== PROBLEM DESCRIPTION ==
Quote, with no changes, the lines that run from the top of the material to the line with "days = [1, 4, 5, 7, 10, 13, 15, 17, 20]", both included.

== DATASET CONTENT ==
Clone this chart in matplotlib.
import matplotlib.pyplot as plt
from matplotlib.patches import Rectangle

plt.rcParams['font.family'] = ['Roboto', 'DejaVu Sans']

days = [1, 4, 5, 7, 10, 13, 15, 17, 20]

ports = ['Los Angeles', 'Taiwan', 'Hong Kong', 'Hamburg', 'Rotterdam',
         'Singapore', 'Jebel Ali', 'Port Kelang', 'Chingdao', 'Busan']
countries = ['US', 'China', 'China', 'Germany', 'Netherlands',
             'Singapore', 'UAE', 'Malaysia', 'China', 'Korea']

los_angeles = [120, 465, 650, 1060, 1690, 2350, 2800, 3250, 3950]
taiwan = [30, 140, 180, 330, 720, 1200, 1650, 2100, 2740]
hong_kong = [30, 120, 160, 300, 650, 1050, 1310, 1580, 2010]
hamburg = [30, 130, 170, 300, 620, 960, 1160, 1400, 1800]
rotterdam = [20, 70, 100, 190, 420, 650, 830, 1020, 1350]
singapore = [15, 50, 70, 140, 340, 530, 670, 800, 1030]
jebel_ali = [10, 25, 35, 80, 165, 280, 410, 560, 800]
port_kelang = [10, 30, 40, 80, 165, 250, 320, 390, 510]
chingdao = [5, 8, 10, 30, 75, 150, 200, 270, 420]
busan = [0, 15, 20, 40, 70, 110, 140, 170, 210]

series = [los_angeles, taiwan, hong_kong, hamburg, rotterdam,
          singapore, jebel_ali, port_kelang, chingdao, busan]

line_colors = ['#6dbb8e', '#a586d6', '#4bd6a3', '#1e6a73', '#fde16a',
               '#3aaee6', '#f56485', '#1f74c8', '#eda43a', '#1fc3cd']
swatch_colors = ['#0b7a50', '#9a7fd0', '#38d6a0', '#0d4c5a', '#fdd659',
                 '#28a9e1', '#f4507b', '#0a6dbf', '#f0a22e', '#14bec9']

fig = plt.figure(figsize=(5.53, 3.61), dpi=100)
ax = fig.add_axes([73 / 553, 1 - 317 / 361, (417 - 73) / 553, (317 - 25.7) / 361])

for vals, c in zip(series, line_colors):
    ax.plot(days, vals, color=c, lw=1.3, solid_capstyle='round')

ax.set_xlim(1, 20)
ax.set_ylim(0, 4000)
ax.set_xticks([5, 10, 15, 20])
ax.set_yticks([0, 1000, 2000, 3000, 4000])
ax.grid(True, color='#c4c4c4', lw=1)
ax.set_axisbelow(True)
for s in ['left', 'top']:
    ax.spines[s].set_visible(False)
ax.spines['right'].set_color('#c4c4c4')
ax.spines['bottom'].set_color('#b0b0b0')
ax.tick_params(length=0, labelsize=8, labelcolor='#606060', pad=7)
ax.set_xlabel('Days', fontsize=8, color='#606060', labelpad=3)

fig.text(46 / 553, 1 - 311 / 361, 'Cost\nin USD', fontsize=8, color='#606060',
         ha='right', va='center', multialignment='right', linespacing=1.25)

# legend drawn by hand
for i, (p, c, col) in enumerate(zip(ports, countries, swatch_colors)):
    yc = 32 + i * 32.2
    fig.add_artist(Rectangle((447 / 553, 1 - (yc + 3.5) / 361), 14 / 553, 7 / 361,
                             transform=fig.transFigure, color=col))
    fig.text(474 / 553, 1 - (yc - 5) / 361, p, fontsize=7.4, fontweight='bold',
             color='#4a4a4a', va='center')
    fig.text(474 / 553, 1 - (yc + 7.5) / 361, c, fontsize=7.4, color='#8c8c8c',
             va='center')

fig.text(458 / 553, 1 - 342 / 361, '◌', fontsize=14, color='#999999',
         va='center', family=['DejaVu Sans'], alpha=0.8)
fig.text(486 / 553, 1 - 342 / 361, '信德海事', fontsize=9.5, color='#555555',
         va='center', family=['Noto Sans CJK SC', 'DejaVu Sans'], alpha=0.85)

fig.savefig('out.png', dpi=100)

== WRITTEN RESPONSE ==
Clone this chart in matplotlib.
import matplotlib.pyplot as plt
from matplotlib.patches import Rectangle

plt.rcParams['font.family'] = ['Roboto', 'DejaVu Sans']

days = [1, 4, 5, 7, 10, 13, 15, 17, 20]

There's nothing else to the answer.